Given the slightly left-wing bias of most British media, it can be rather unfashionable to declare a love of Donald Rumsfeld. But I thought I'd use this column to pay homage to him. Obviously, I need to qualify that statement. I don't want to pay homage to all of him. Starting wars on flimsy justification is hard to love. But there's one thing I think we all owe him for: the invention of the known unknown.
Before Rumsfeld, people knew there were things they didn't know. But it was a vague and fluffy kind of not knowing, not a precise, quantifiable state of ignorance like a known unknown.
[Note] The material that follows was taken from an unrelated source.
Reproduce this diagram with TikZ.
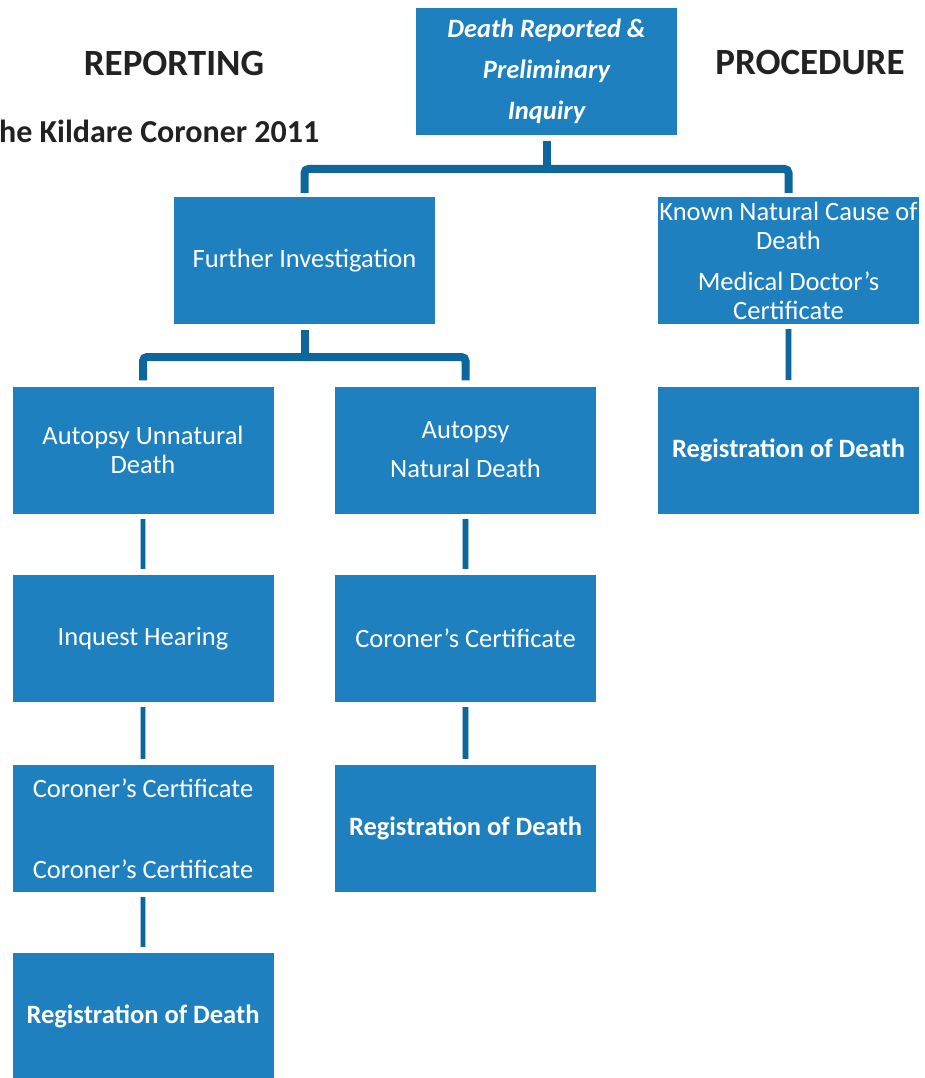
\documentclass[tikz,border=0pt]{standalone}
\usepackage{fontspec}
\setmainfont{Carlito}
\definecolor{boxblue}{HTML}{1F80C0}
\definecolor{connblue}{HTML}{0D669C}
\definecolor{edgeblue}{HTML}{9CC5E3}
\definecolor{titlegray}{HTML}{222222}
\begin{document}
\begin{tikzpicture}[x=1pt,y=-1pt,
  box/.style={fill=boxblue, text=white, minimum width=261pt, minimum height=127pt,
    inner sep=0pt, align=center, font=\fontsize{26.5}{29}\selectfont},
  boldbox/.style={box, font=\bfseries\fontsize{26.5}{29}\selectfont},
  conn/.style={draw=connblue, line width=8pt, rounded corners=4pt},
  link/.style={draw=edgeblue, line width=1.2pt, double=connblue, double distance=4.5pt},
  title/.style={text=titlegray, font=\bfseries\fontsize{37}{40}\selectfont, inner sep=0pt}]
\useasboundingbox[fill=white] (0,0) rectangle (924,1078);
% titles
\node[title] (rep) at (174,63) {REPORTING};
\node[title] (proc) at (810,63) {PROCEDURE};
\node[title, anchor=west, font=\bfseries\fontsize{32}{34}\selectfont] (src) at (-1,131) {he Kildare Coroner 2011};
% boxes
\node[box, font=\bfseries\itshape\fontsize{26.5}{29}\selectfont] (top) at (546.5,71.5) {Death Reported \&\\[12pt] Preliminary\\[12pt] Inquiry};
\node[box] (fi) at (304.5,260.5) {Further Investigation};
\node[box] (kn) at (788.5,260.5) {Known Natural Cause of\\ Death\\[12pt] Medical Doctor’s\\ Certificate};
\node[box] (au) at (143,450) {Autopsy Unnatural\\ Death};
\node[box] (an) at (465.5,450) {Autopsy\\[10pt] Natural Death};
\node[boldbox] (rr) at (788.5,450) {Registration of Death};
\node[box] (ih) at (143,638.5) {Inquest Hearing};
\node[box] (cc) at (465.5,638.5) {Coroner’s Certificate};
\node[box] (cc2) at (143,828.5) {Coroner’s Certificate\\[52pt] Coroner’s Certificate};
\node[boldbox] (rm) at (465.5,828.5) {Registration of Death};
\node[boldbox] (rl) at (143,1016.5) {Registration of Death};
% bracket connectors
\coordinate (h1) at (546.5,169);
\coordinate (h2) at (304.5,357);
\draw[conn] ([yshift=4pt]fi.north) |- (h1) -| ([yshift=4pt]kn.north);
\draw[conn, rounded corners=0pt] ([yshift=-6pt]top.south) -- (h1);
\draw[conn] ([yshift=6pt]au.north) |- (h2) -| ([yshift=6pt]an.north);
\draw[conn, rounded corners=0pt] ([yshift=-6pt]fi.south) -- (h2);
% short links
\draw[link] ([yshift=-5pt]au.south) -- ([yshift=6pt]ih.north);
\draw[link] ([yshift=-5pt]ih.south) -- ([yshift=6pt]cc2.north);
\draw[link] ([yshift=-5pt]cc2.south) -- ([yshift=6pt]rl.north);
\draw[link] ([yshift=-5pt]an.south) -- ([yshift=6pt]cc.north);
\draw[link] ([yshift=-5pt]cc.south) -- ([yshift=6pt]rm.north);
\draw[link] ([yshift=-5pt]kn.south) -- ([yshift=6pt]rr.north);
\end{tikzpicture}
\end{document}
Before his coining the term, we might have been slightly embarrassed about what we didn't know. Since he made a lack of knowledge seem so sexy and important, we can proudly write a list of the things we don't know and declare them to be known unknowns, and seem more intelligent because of it.
This is very helpful in the world of new media because people keep inventing things and improving others to the point where no one knows what the hell is going on. Our known knowns are becoming unknowns as new media madness corrodes some of our previously comfortable uncertainties.
For example, the other day someone told me they'd watched one of the Six Nations Rugby games on their iPad in bed. I assumed they didn't have a TV in their bedroom, but no, they just preferred to use their iPad. Simple broadcast and network economics would declare this to be a bad thing. It's a known known that broadcast is cheaper than streaming for large concurrent audiences. This person had irrationally imposed an extra cost on the BBC, which had thoughtfully already provided perfectly good coverage of the game to the screen at the end of his bed.
If a programme is broadcast, the cost of distribution is fixed. Every person tuning in adds to the overall audience, so the marginal cost of delivery drops. If the same programme is streamed over a public network, then costs aren't fixed. There's a charge for every audience member. It was therefore a known known that broadband was unlikely to usurp broadcast for things like major TV channels. This was the kind of certainty that careers could be based on.
The problem is people keep inventing ways of squeezing more video down the same internet connection. I told this to a very clever boffin at the BBC and he said that while 50Mbps broadband wouldn't remove the incremental cost problem, the BBC would just [do something] to the network once a broadcast channel-sized audience starting streaming any particular content (he said what but it was gobbledygook to me). Apparently this would solve the problem. Even if that's true, for me it turned a known known into a known unknown. Will broadband ever replace broadcast? I used to say a definite no. Now I refer to Mr Rumsfeld.